Il giudice di appello ha fatto corretta applicazione di tale principio, puntualmente, ancorchè sinteticamente, riscontrando sia le prove indiziarie allegate dall’Agenzia fiscale sia, più specificamente, quelle a riprova date dalla società contribuente rispetto ai rapporti contrattuali oggetto della ripresa fiscale ed in particolare a quelli con la FERSAL e con la USIS srl, non limitando affatto, come sostiene la ricorrente, la propria valutazione alla mera regolarità formale della contabilità della verificata (fatturazione/registrazione), ma ampliandola anche con un preciso riferimento ai mezzi di pagamento ed alla certificazione pubblica inerente le opere edili de quibus, nonchè alle prestazioni fatturate dal legale e dal consulente del lavoro.
A ben vedere dunque lo sviluppo della censura in realtà non configura il vizio di legittimità dedotto, bensì critiche, anche a-specifiche, alle valutazioni di merito della sentenza impugnata, così ponendosi tuttavia in chiaro contrasto con la giurisprudenza di questa Corte secondo la quale “In tema di ricorso per cassazione, il vizio di violazione di legge consiste in un’erronea ricognizione da parte del provvedimento impugnato della fattispecie astratta recata da una norma di legge implicando necessariamente un problema interpretativo della stessa; viceversa, l’allegazione di un’erronea ricognizione della fattispecie concreta, mediante le risultanze di causa, inerisce alla tipica valutazione del giudice di merito la cui censura è possibile, in sede di legittimità, attraverso il vizio di motivazione” (ex multis Sez. 5, n. 26110 del 2015).
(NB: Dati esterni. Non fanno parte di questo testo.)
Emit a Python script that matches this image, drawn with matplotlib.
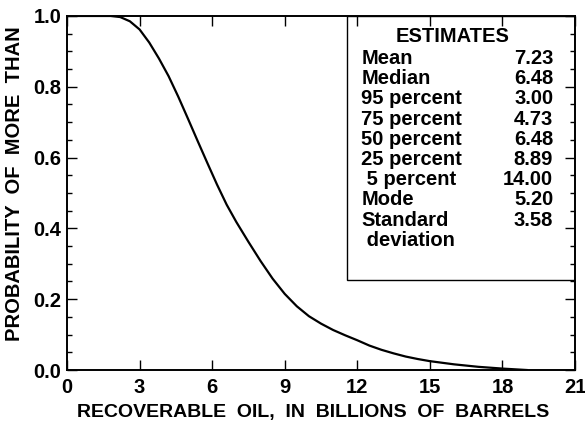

Per altro verso va ancora osservato il difetto di autosufficienza del mezzo dedotto dall’agenzia fiscale, poichè al di là delle ragioni di diritto addotte in astratto, non vi è la puntuale allegazione delle ragioni di fatto per le quali le fatture in contestazione debbano considerarsi “soggettivamente inesistenti”.
Il ricorso va dunque rigettato.
Le spese seguono la soccombenza e vanno liquidate come in dispositivo.
Rilevato che risulta soccombente una parte ammessa alla prenotazione a debito del contributo unificato per essere amministrazione pubblica difesa dall’Avvocatura Generale dello Stato, non si applica il D.P.R. 30 maggio 2002, n. 115, art. 13, comma 1 quater (Sez. 6 – L, Ordinanza n. 1778 del 29/01/2016, Rv. 638714 – 01).
PQM
La Corte rigetta il ricorso; condanna l’agenzia fiscale ricorrente al pagamento delle spese del giudizio di legittimità che liquida in Euro 5.600 oltre Euro 200 per esborsi, 15% per contributo spese generali ed accessori di legge.
Così deciso in Roma, il 20 aprile 2017.